This machine is an Assy No. 250425 long board.
At startup, the machine had a completely black screen. So I swapped the PLA with a fresh new one as this usually cures the black screen. I also swapped the VIC-II with a known working one to rule that one out as well.
That did not cure the black screen either. Bummer! I don’t know why I decided to the following and in retrospect it surely was not the brightest thing to do either… But it was 2.30 in the morning and the soldering iron was hot and I had this strange feeling that the RF box was causing the problem. So I swapped the entire RF box and replaced it with a known good one.
Well, the black screen was still there… I left the board and returned a couple of days later to give it another go. I then started from the power source and discovered that the power LED was not lighting when powering up the board. How the heck could I have missed that – Rookie mistake #1? Anyways, now I had something to work on. I tested the power supply and it was giving me all the correct voltages. I then used my multimeter to see if the board got any voltages using the solder points on the back of the board:
No 5V was going into the board! I therefore suspected the power switch to be the cause as I have read somewhere that the contacts will corrode over time and I knew that this particulat board had spent like 20 years in the attic of an old barn. So I swapped the power switch for a spare one:
Cleaned the holes with a vacuum pump and some solder braid and in with a good one.
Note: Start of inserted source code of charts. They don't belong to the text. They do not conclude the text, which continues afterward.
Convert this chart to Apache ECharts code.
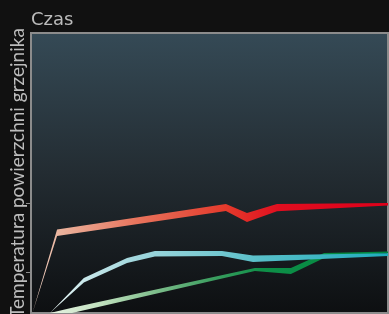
<!DOCTYPE html>
<html>
<head>
<meta charset="utf-8">
<script src="https://cdn.jsdelivr.net/npm/echarts@6/dist/echarts.min.js"></script>
<style>
html, body { margin: 0; padding: 0; background: #111111; }
#chart { width: 389px; height: 314px; }
</style>
</head>
<body>
<div id="chart"></div>
<script>
// punkty wstęg (czas, górna krawędź, dolna krawędź)
var redX = [0.4, 7.3, 54.6, 60.5, 68.9, 100];
var redHi = [0, 29.8, 38.9, 35.7, 38.9, 39.3];
var redLo = [0, 27.5, 36.4, 32.5, 36.3, 38.4];

var cyanX = [5.3, 14.8, 26.9, 34.7, 53.5, 62.2, 100];
var cyanHi = [0, 12.5, 19.6, 22.1, 22.1, 20.5, 21.3];
var cyanLo = [0, 10.9, 17.9, 20.2, 20.4, 18.2, 20.4];

var greenX = [5.3, 11.5, 62.7, 72.8, 82.1, 100];
var greenHi = [0, 1.9, 16.1, 16.1, 21.4, 22.0];
var greenLo = [0, 0, 15.0, 13.9, 19.6, 21.4];

var yTicks = [14.6, 39.3];

var redStops = [[0, '#f4dccf'], [0.08, '#eab39d'], [0.3, '#e8735c'], [0.55, '#e4392b'], [0.7, '#e00d1f'], [1, '#e0001a']];
var cyanStops = [[0.05, '#eaf5f3'], [0.15, '#c8e7ea'], [0.3, '#9fd6dc'], [0.5, '#79cad2'], [0.65, '#56bec8'], [1, '#20adbd']];
var greenStops = [[0.05, '#e8f3e3'], [0.2, '#bfe0bd'], [0.35, '#7dbd8b'], [0.5, '#3fa062'], [0.65, '#0e8f48'], [1, '#00863e']];

function zip(xs, hi, lo) {
	var out = [];
	for (var i = 0; i < xs.length; i++) out.push([xs[i], hi[i], lo[i]]);
	return out;
}

// jedna wstęga = jeden wielokąt
function ribbon(stops) {
	return function (params, api) {
		if (params.dataIndexInside !== 0) return null;
		var n = params.dataInsideLength;
		var top = [], bottom = [];
		for (var j = 0; j < n; j++) {
			top.push(api.coord([api.value(0, j), api.value(1, j)]));
			bottom.unshift(api.coord([api.value(0, j), api.value(2, j)]));
		}
		var x0 = api.coord([0, 0])[0];
		var x1 = api.coord([100, 0])[0];
		return {
			type: 'polygon',
			shape: { points: top.concat(bottom) },
			style: {
				fill: new echarts.graphic.LinearGradient(x0, 0, x1, 0,
					stops.map(function (s) { return { offset: s[0], color: s[1] }; }), true),
				stroke: null
			}
		};
	};
}

var chart = echarts.init(document.getElementById('chart'));
chart.setOption({
	backgroundColor: '#111111',
	animation: false,
	title: {
		text: 'Czas',
		left: 26,
		top: 6,
		textStyle: { color: '#bcbcbc', fontSize: 18, fontWeight: 'normal', fontFamily: 'DejaVu Sans' }
	},
	grid: {
		left: 31, right: 1, top: 33, bottom: 1,
		outerBoundsMode: 'none',
		containLabel: false,
		show: true,
		backgroundColor: new echarts.graphic.LinearGradient(0, 0, 0, 1, [
			{ offset: 0, color: '#354a56' },
			{ offset: 0.5, color: '#232c32' },
			{ offset: 1, color: '#0d0f11' }
		]),
		borderColor: '#8c8c8c',
		borderWidth: 2
	},
	xAxis: {
		type: 'value', min: 0, max: 100,
		axisLine: { show: false }, axisTick: { show: false },
		axisLabel: { show: false }, splitLine: { show: false }
	},
	yAxis: {
		type: 'value', min: 0, max: 100,
		name: 'Temperatura powierzchni grzejnika',
		nameLocation: 'middle',
		nameGap: 4,
		nameTextStyle: { color: '#bcbcbc', fontSize: 19, fontFamily: 'Lato' },
		axisLine: { show: false },
		axisTick: { show: true, customValues: yTicks, length: 5, lineStyle: { color: '#8c8c8c' } },
		axisLabel: { show: false },
		splitLine: { show: false }
	},
	series: [
		{ type: 'custom', renderItem: ribbon(greenStops), data: zip(greenX, greenHi, greenLo) },
		{ type: 'custom', renderItem: ribbon(cyanStops), data: zip(cyanX, cyanHi, cyanLo) },
		{ type: 'custom', renderItem: ribbon(redStops), data: zip(redX, redHi, redLo) }
	]
});
</script>
</body>
</html>
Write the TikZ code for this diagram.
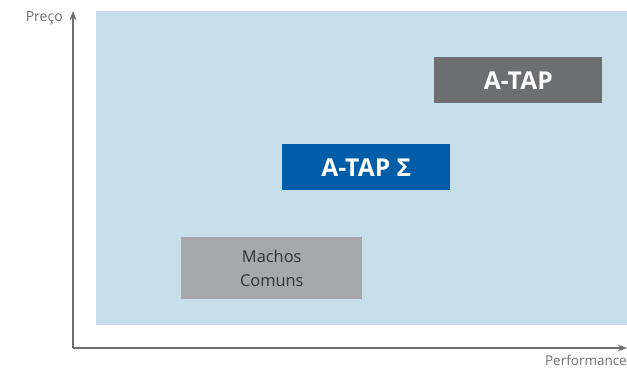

The board was now getting 5V and the Commodore 64 Basic blue screen was greeting me. Wuhu!
So I guess replacing the PLA and the RF-box was a waste of time (and money!). The board had a special character set (Danish) that the friend I was fixing the machine for did not want to keep. So I soldered in a couple of sockets and replaced the Kernal and the Character set with standard versions.
For the final testing I put in my 64 Doctor Diagnostic Computer Test cartridge.
Everything worked except for the ‘Up’ direction of the joystick in Port 2. This is controlled by the CIA chip at U1 (MOS 6526). I therefore tracked the ‘Up’ connection from the joystick port and all the way back to the CIA chip at U1 at the other end of the board. As I could not find any broken traces, I figured that the CIA chip was broken and removed the faulty chip.
Unfortunately, I also removed a copper trace at the buttom left corner. No biggie as a piece of wire could easily be fitted before soldering in a new socket which would hold the new CIA chip.
With the faulty CIA chip replaced the ‘Up’ direction also worked. Another breadbox fixed and ready to do some gaming!